Return the data exactly, with all pictures removed.

--------------------------------

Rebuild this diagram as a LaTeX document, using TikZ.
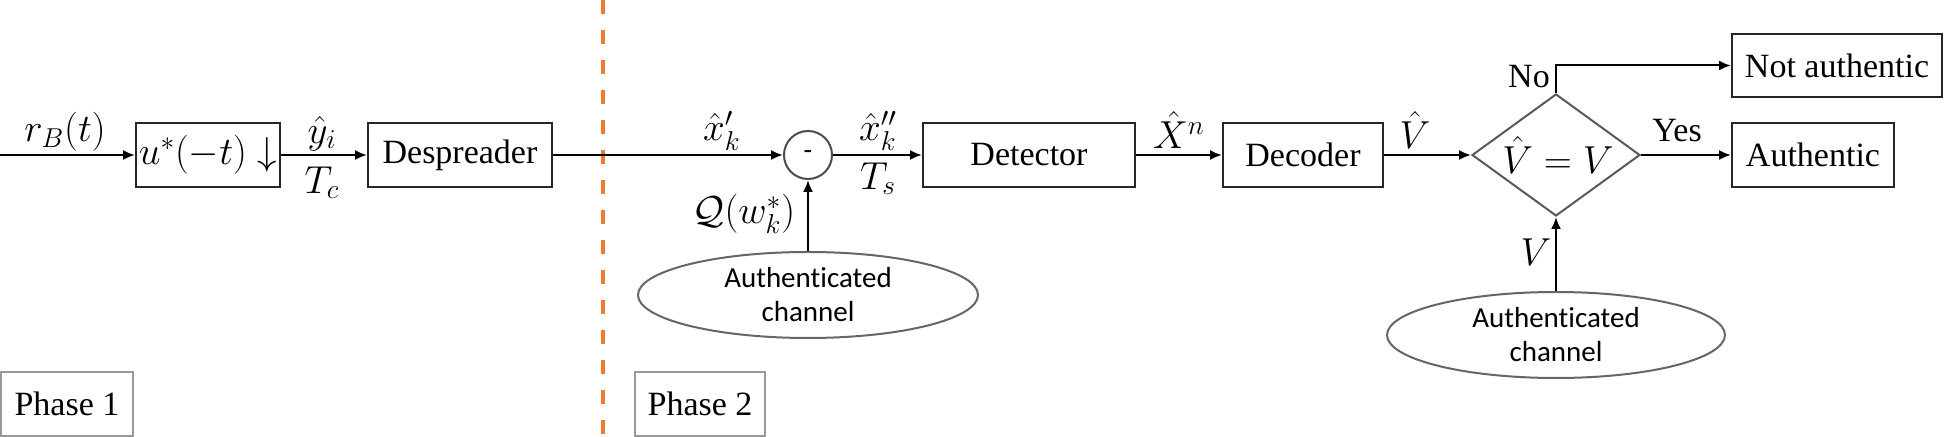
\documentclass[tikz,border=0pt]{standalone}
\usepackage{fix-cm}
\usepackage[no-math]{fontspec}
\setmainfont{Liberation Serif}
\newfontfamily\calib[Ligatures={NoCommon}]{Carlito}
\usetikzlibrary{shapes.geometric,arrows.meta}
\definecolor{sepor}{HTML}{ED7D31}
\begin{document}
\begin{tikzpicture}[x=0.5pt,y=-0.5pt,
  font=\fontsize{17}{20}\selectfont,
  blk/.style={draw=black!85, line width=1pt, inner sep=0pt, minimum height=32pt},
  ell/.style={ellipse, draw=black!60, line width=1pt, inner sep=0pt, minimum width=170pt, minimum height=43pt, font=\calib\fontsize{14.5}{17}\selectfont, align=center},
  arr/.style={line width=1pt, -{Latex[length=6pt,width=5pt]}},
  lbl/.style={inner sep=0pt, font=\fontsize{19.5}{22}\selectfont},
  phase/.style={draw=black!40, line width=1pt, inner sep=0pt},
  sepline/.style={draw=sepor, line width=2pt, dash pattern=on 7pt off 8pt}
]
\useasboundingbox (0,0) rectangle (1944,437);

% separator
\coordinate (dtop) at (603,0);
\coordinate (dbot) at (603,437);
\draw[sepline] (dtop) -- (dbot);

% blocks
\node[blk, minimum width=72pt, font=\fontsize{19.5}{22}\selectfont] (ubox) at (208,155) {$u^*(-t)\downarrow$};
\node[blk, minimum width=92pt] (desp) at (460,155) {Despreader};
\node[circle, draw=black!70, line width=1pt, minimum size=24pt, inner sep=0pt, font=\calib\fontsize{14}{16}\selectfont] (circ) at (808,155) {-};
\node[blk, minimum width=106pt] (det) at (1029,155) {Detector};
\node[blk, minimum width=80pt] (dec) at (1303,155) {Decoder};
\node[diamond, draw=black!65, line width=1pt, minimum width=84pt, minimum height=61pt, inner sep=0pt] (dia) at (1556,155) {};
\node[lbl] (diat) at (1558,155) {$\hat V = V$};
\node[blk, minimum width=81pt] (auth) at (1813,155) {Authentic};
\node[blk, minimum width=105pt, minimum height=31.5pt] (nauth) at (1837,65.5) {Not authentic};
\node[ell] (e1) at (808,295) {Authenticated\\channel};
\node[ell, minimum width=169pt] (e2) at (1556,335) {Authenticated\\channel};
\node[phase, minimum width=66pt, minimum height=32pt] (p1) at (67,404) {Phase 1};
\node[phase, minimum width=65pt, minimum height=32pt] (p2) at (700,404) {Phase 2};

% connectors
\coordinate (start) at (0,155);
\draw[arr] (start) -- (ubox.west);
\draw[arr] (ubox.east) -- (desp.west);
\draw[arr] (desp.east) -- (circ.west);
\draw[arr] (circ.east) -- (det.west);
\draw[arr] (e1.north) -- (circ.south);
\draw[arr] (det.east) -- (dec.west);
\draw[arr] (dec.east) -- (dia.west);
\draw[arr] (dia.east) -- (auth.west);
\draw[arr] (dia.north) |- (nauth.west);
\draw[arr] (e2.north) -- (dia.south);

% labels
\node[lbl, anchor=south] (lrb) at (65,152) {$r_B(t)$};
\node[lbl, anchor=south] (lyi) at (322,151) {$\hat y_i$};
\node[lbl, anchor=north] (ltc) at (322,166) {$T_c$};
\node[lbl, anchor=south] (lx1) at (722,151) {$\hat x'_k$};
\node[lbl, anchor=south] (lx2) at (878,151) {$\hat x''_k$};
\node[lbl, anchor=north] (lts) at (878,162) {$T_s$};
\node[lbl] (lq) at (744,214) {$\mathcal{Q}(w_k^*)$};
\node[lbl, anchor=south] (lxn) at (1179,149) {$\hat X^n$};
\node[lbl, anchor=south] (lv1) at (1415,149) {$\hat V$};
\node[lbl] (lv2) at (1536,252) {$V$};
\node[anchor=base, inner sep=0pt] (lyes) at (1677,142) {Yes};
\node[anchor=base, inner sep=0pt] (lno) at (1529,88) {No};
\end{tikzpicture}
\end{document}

--------------------------------

▶ _The solution_:
Rebuild this diagram as a LaTeX document, using TikZ.
\documentclass[tikz,border=0pt]{standalone}
\usepackage{fix-cm}
\usepackage[no-math]{fontspec}
\setmainfont{Liberation Serif}
\newfontfamily\calib[Ligatures={NoCommon}]{Carlito}
\usetikzlibrary{shapes.geometric,arrows.meta}
\definecolor{sepor}{HTML}{ED7D31}
\begin{document}
\begin{tikzpicture}[x=0.5pt,y=-0.5pt,
  font=\fontsize{17}{20}\selectfont,
  blk/.style={draw=black!85, line width=1pt, inner sep=0pt, minimum height=32pt},
  ell/.style={ellipse, draw=black!60, line width=1pt, inner sep=0pt, minimum width=170pt, minimum height=43pt, font=\calib\fontsize{14.5}{17}\selectfont, align=center},
  arr/.style={line width=1pt, -{Latex[length=6pt,width=5pt]}},
  lbl/.style={inner sep=0pt, font=\fontsize{19.5}{22}\selectfont},
  phase/.style={draw=black!40, line width=1pt, inner sep=0pt},
  sepline/.style={draw=sepor, line width=2pt, dash pattern=on 7pt off 8pt}
]
\useasboundingbox (0,0) rectangle (1944,437);

% separator
\coordinate (dtop) at (603,0);
\coordinate (dbot) at (603,437);
\draw[sepline] (dtop) -- (dbot);

% blocks
\node[blk, minimum width=72pt, font=\fontsize{19.5}{22}\selectfont] (ubox) at (208,155) {$u^*(-t)\downarrow$};
\node[blk, minimum width=92pt] (desp) at (460,155) {Despreader};
\node[circle, draw=black!70, line width=1pt, minimum size=24pt, inner sep=0pt, font=\calib\fontsize{14}{16}\selectfont] (circ) at (808,155) {-};
\node[blk, minimum width=106pt] (det) at (1029,155) {Detector};
\node[blk, minimum width=80pt] (dec) at (1303,155) {Decoder};
\node[diamond, draw=black!65, line width=1pt, minimum width=84pt, minimum height=61pt, inner sep=0pt] (dia) at (1556,155) {};
\node[lbl] (diat) at (1558,155) {$\hat V = V$};
\node[blk, minimum width=81pt] (auth) at (1813,155) {Authentic};
\node[blk, minimum width=105pt, minimum height=31.5pt] (nauth) at (1837,65.5) {Not authentic};
\node[ell] (e1) at (808,295) {Authenticated\\channel};
\node[ell, minimum width=169pt] (e2) at (1556,335) {Authenticated\\channel};
\node[phase, minimum width=66pt, minimum height=32pt] (p1) at (67,404) {Phase 1};
\node[phase, minimum width=65pt, minimum height=32pt] (p2) at (700,404) {Phase 2};

% connectors
\coordinate (start) at (0,155);
\draw[arr] (start) -- (ubox.west);
\draw[arr] (ubox.east) -- (desp.west);
\draw[arr] (desp.east) -- (circ.west);
\draw[arr] (circ.east) -- (det.west);
\draw[arr] (e1.north) -- (circ.south);
\draw[arr] (det.east) -- (dec.west);
\draw[arr] (dec.east) -- (dia.west);
\draw[arr] (dia.east) -- (auth.west);
\draw[arr] (dia.north) |- (nauth.west);
\draw[arr] (e2.north) -- (dia.south);

% labels
\node[lbl, anchor=south] (lrb) at (65,152) {$r_B(t)$};
\node[lbl, anchor=south] (lyi) at (322,151) {$\hat y_i$};
\node[lbl, anchor=north] (ltc) at (322,166) {$T_c$};
\node[lbl, anchor=south] (lx1) at (722,151) {$\hat x'_k$};
\node[lbl, anchor=south] (lx2) at (878,151) {$\hat x''_k$};
\node[lbl, anchor=north] (lts) at (878,162) {$T_s$};
\node[lbl] (lq) at (744,214) {$\mathcal{Q}(w_k^*)$};
\node[lbl, anchor=south] (lxn) at (1179,149) {$\hat X^n$};
\node[lbl, anchor=south] (lv1) at (1415,149) {$\hat V$};
\node[lbl] (lv2) at (1536,252) {$V$};
\node[anchor=base, inner sep=0pt] (lyes) at (1677,142) {Yes};
\node[anchor=base, inner sep=0pt] (lno) at (1529,88) {No};
\end{tikzpicture}
\end{document}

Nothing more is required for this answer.